When Lev Parnas and Igor Fruman, legitimate businessmen and clients of Trump’s personal attorney Rudy Giuliani, were arrested in October on federal charges related to their work with Giuliani in Ukraine, President Trump immediately dissociated himself from the pair. “I don’t know those gentlemen,” he said, dismissing multiple pictures taken with Parnas as evidence of their connection “because I have a picture with everybody.”
Parnas and Fruman appeared ready to play along. Before their October 10 arrest, they hired John Dowd, who had previously represented Trump during the Mueller investigation, as their attorney. According to the New York Times, the president signed off on the move — another sign that Trump’s claim of ignorance may not have been genuine.
After the arrest, another lawyer for the pair called the SDNY investigation into their campaign-finance violations a “smear campaign driven by self-serving and misleading leaks,” suggesting less than a total willingness to cooperate with prosecutors. Parnas also ignored a request from the House committees leading impeachment to provide documents and testimony related to his work in Ukraine.
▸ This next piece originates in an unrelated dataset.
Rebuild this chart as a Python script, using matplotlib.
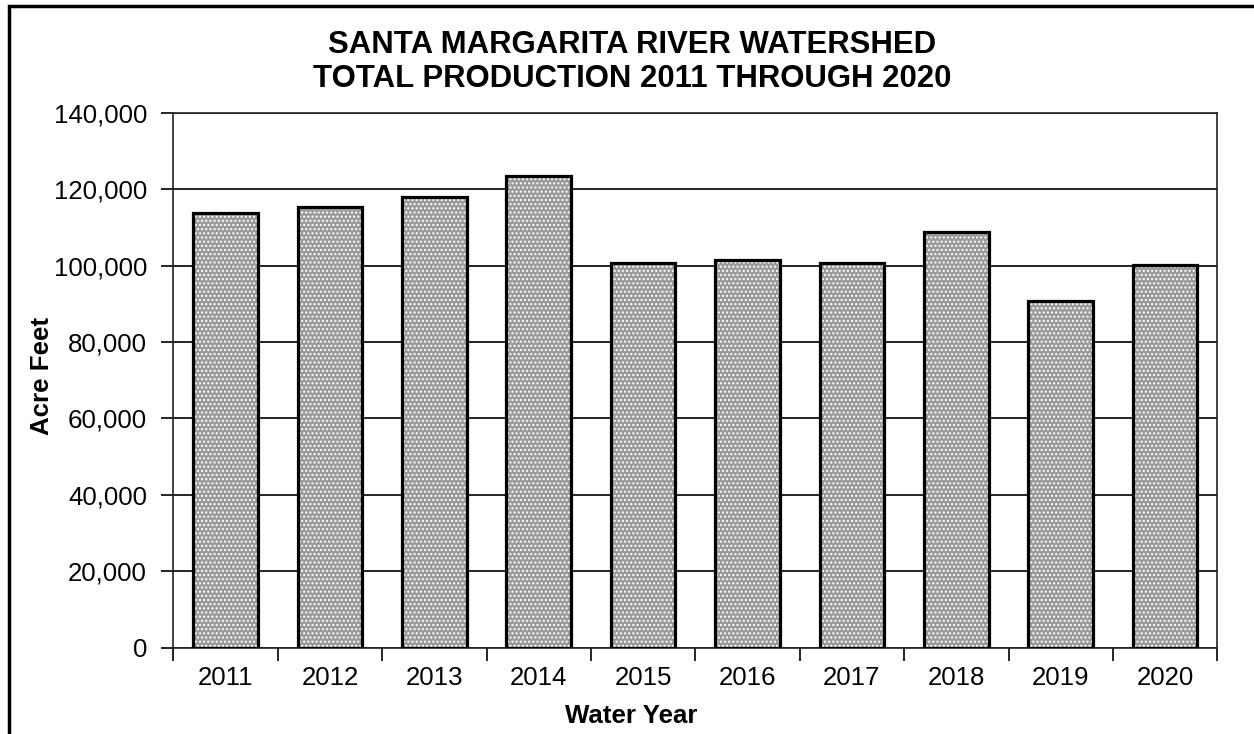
import matplotlib
matplotlib.use("Agg")
import matplotlib.pyplot as plt
from matplotlib.patches import Rectangle
from matplotlib.ticker import FuncFormatter, MultipleLocator
import numpy as np

years = ["2011", "2012", "2013", "2014", "2015", "2016", "2017", "2018", "2019", "2020"]
acre_feet = [113700, 115400, 118000, 123350, 100650, 101350, 100650, 108700, 90650, 100150]

title = "SANTA MARGARITA RIVER WATERSHED\nTOTAL PRODUCTION 2011 THROUGH 2020"
xlabel = "Water Year"
ylabel = "Acre Feet"

plt.rcParams['font.family'] = ['Liberation Sans', 'DejaVu Sans']

fig = plt.figure(figsize=(12.54, 7.34), dpi=100)
ax = fig.add_axes([173.3/1254, 1-647.5/734, (1217.3-173.3)/1254, (647.5-112.7)/734])

x = np.arange(len(years))
w = 0.62
ax.bar(x, acre_feet, width=w, color='#9a9a9a', edgecolor='white', linewidth=0, hatch='....', zorder=3)
ax.bar(x, acre_feet, width=w, fill=False, edgecolor='black', linewidth=2.3, zorder=4)

ax.set_xlim(-0.5, len(years) - 0.5)
ax.set_ylim(0, 140000)
ax.yaxis.set_major_locator(MultipleLocator(20000))
ax.yaxis.set_major_formatter(FuncFormatter(lambda v, p: f"{int(v):,}"))
ax.grid(axis='y', color='black', linewidth=1.2, zorder=1)

ax.set_xticks(x)
ax.set_xticklabels(years, fontsize=18.6)
ax.set_xticks(np.arange(len(years) + 1) - 0.5, minor=True)
ax.tick_params(axis='x', which='major', length=0, pad=13)
ax.tick_params(axis='x', which='minor', length=9, width=1.2, direction='out')
ax.tick_params(axis='y', length=9, width=1.2, direction='out', labelsize=18.6, pad=10)
for s in ax.spines.values():
    s.set_linewidth(1.2)
    s.set_color('#222222')

fig.text(42/1254, 1-376/734, ylabel, rotation=90, fontsize=18.6, fontweight='bold',
         ha='center', va='center')
fig.text(631/1254, 1-716/734, xlabel, fontsize=18.6, fontweight='bold', ha='center', va='center')
fig.text(632/1254, 1-62/734, title, fontsize=22.4, fontweight='bold', ha='center', va='center',
         linespacing=1.17)

fig.patches.append(Rectangle((9/1254, -0.05), 1.1, 1-6/734 + 0.05, transform=fig.transFigure,
                             fill=False, edgecolor='black', linewidth=2.5))

fig.savefig("out.png", dpi=100)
But according to a statement provided by Parnas’s lawyer to Reuters, Trump’s tendency to throw staffers and surrogates under the bus may have changed his mind. “Mr. Parnas was very upset by President Trump’s plainly false statement that he did not know him,” said Parnas’s lawyer Joseph Bondy. Parnas, who no longer retains Dowd, will now cooperate with the impeachment inquiries’ requests “when they are legally proper,” according to Bondy.
Parnas’s cooperation could be a major break for House Democrats running the impeachment inquiry. Though several administration members and alumni have testified on the danger of Giuliani’s shadow state department, the testimony of one of his fixers could shed light on the workings of their operation to dig for compromising information on Hunter Biden and push to remove U.S. ambassador to Ukraine Marie L. Yovanovitch. According to Reuters, Parnas said “he played a key role in connecting Giuliani to Ukrainian officials.” And according to former U.S. prosecutor Joyce Vance, his cooperation should concern Giuliani, to whom Parnas’s company Fraud Guarantee has paid $500,000 in consulting fees:
Last week, the president and Republican allies quickly found talking points to deride the testimony of decorated Iraq War veteran and the National Security Council’s Ukraine expert Alexander Vindman as a “spy.” Judging from that standard, anticipate Parnas’s decision to cooperate with the impeachment inquiry as an open-season call for GOP leaders to attack the fraud guarantor on his extremely shady reputation. Like with the testimony of Michael Cohen, it’s important to remember who Parnas was doing the fixing for.